The Pangea Effect: Moving Towards Specialization
As your company matures, specialization becomes more important, particularly in the post-sale process. Jeff calls this specialization “The Pangea Effect”. You have one generalist role, and as the customer base grows, the time requirements and relative impact require new investment. The generalist role gets broken into continents, usually in the areas of Implementation, Customer Success, Support, and Renewal/Upsell. Some B2B enterprise products with a heavy tech lift may need a Professional Services team, or even a partner network, to support this.
So how can you best manage this transition from generalist to specialists?

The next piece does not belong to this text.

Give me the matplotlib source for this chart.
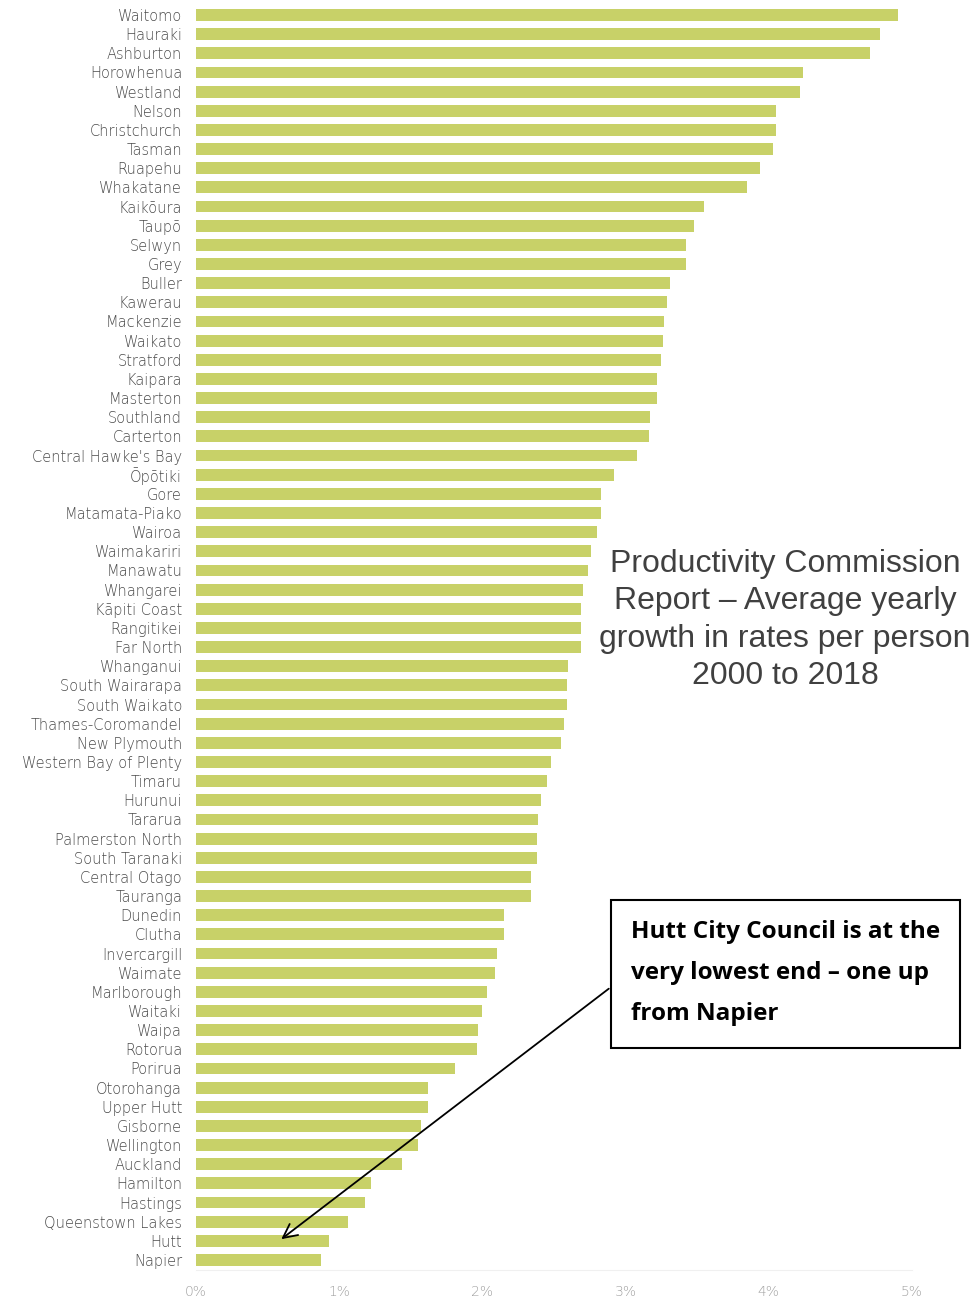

Start by creating a comprehensive list of post-sale tasks (the jobs to be done!) specific to your company. These may differ based on the industry, average selling price (ASP), buyer personas, and the technical complexity of your product. This list includes jobs like implementation, integration, product adoption, training, relationship touch points, renewal processes, upselling, cross-selling, customer advocacy, customer marketing, support, bug reports, documentation, and enhancement requests. Quantify the volume and impact of each task to prioritize resource allocation and consider:
Revenue protection and expansion opportunities: Will these critical responsibilities be living in the Sales or Post-Sales organization? Everyone should know, and there should be no confusion on who is driving renewal and expansion. Ask yourself — will customers be more likely to buy from the original AE that cultivated the relationship? Will you fracture that relationship that's built pre-sale by handing over to an AM to upsell them? A good general rule of thumb — if you have a land-and-expand motion, you need a revenue-focused seller to maintain a relationship (that can be the original AE or an AM, as long as that person is intro’d quickly and there is one clear relationship owner).
Cost structure and efficiency: As your product matures, the cost of goods sold should decrease on a per-customer basis. For certain business models, you may need to consider partnerships, or leveraging a professional services team for cost efficiency and subject matter expertise. We’re also seeing a trend evolve where CSMs are more technical, and need to look more like Sales Engineers or Solution Architects. This can allow for role consolidation and simplifies the number of touch points for the customer.
Segmentation: Segment your customers based on factors such as company size, industry, and region. Not all customers require the same level of service. Consider implementing low-touch or no-touch models for lower-tier customers to reduce costs and ensure high-touch services for higher-revenue customers.
Long-term vision: Define your organization's long-term vision for the post-sale process. Consider how you want it to evolve over the next two years. This vision will help you shape your organizational structure and resource allocation accordingly.
Sample Organization Chart Evolution
Jeff shared some sample org charts that help to visualize the roles and responsibilities across different post-sale functions. Your first post-sale ninja CSM likely evolves to a few generalists as your customer base grows:
From here we start to see specialization. Generally dedicated implementation or support functions are the first additions. Jeff advises that adding Support reduces the CSM team’s “reactive/crisis” mode around support tickets and allows them to focus on driving value and outcomes. Similarly you may hire an implementation resource if there are some complicated tasks and the work interferes with CSM value activities — this may make sense in either a high-volume onboarding environment OR in more long-term complex/technical implementations.
As you continue to grow and specialize, additional functions are added. It’s easy to add people, but you need to be conscious of ballooning costs — this is where a focus on efficiency is key. Constantly push your team to solve capacity constraints with automation, product and systems instead of additional FTEs. For example, invest in building out a knowledge base before hiring another support person. Or, review options for more self-serve onboarding for segments of your customers base before hiring another implementation specialist. As you look to the future, an end-stage post-sale organization could look something like this:
Measuring Customer Success
With each specialization and team member addition, we encourage you to reflect on 2 things:
Is the role impactful? Make sure that each member of the team has clear goals and quantitative metrics to point to. Bonus points if those metrics (no more than 3!) are tied to compensation. Examples:
Support: Support Case time to resolution,
CS: NRR, NPS, # of accounts engaged in last X days
AM: NRR, upsell target
Is the customer happy and engaged? Data trumps qualitative feedback. It might seem helpful to have your CS team mark accounts as red/yellow/green, but this is rarely accurate and hard to validate. Instead, focus on identifying your leading indicators of retention and ensure you have clear product usage metrics that the entire company can rally around to drive adoption and engagement over time.